There is no doubt that for him, death was a transition from weakness and suffering to the glorious joy of being with Christ. His death was a glorious entrance to eternal life. Many of you have also had loved ones for whom similar things could be said.
There is pain in death, but for those who believe, there is a genuine hope because Jesus is alive! That is comforting as we think of loved ones who have died or who may be facing death.
And that is comforting as we consider our own death as well. We don’t talk about it, but we all realize that we will die. However, we can face our own death with joy and confidence for it is truly going home to be with our Lord. We will rise as Paul describes so beautifully in 1 Corinthians 15.

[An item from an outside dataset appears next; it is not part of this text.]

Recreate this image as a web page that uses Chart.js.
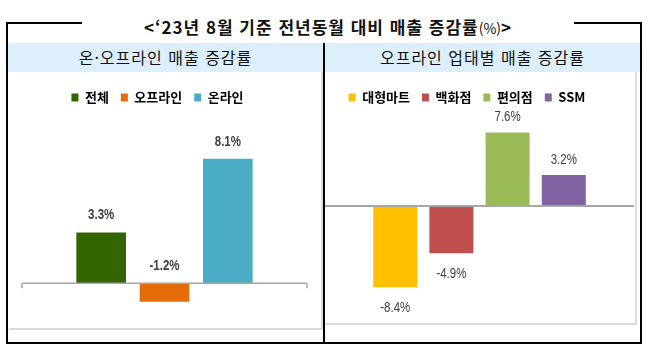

And that should radically change and shape our lives right now. J. Granger tells of time when his son called him with big news. Through years of drug abuse, Scott had stolen from the family, manipulated them and failed them. It had been a relief for his parents not to hear from him for two years. This time Scott told his father he’d been through another rehab program a year and a half ago that provided something no other had offered. He said, “Dad, I met Jesus Christ. I’ve been forgiven for my past. I want to ask you and Mom to forgive me, too.” He said he was now helping other addicts get straightened out. His father was torn between hope and cynicism. The well-groomed, bright-eyed young man who arrived at the airport looked like a stranger. In the days that followed, Scott told how, in the midst of drug withdrawal, he’d seen a vision of Jesus Christ on the cross and cried out to Him for help. That experience had led him to a church. “I asked Jesus to be my Lord,” he explained. “And my life hasn’t been the same since.”
For the believer, Christ’s resurrection comforts us, challenges us and empowers us. And that is the heart of the gospel message. Jesus died and rose again so we no longer have to cringe in fear in the face of death. Death is a homecoming, even though it is a painful one. Thanks be to God, who gives us the victory over death, even through our own death.
Can you confidently express that? If not, seek Jesus! If you can confidently express that hope, then express your love in daily obedience and service to God.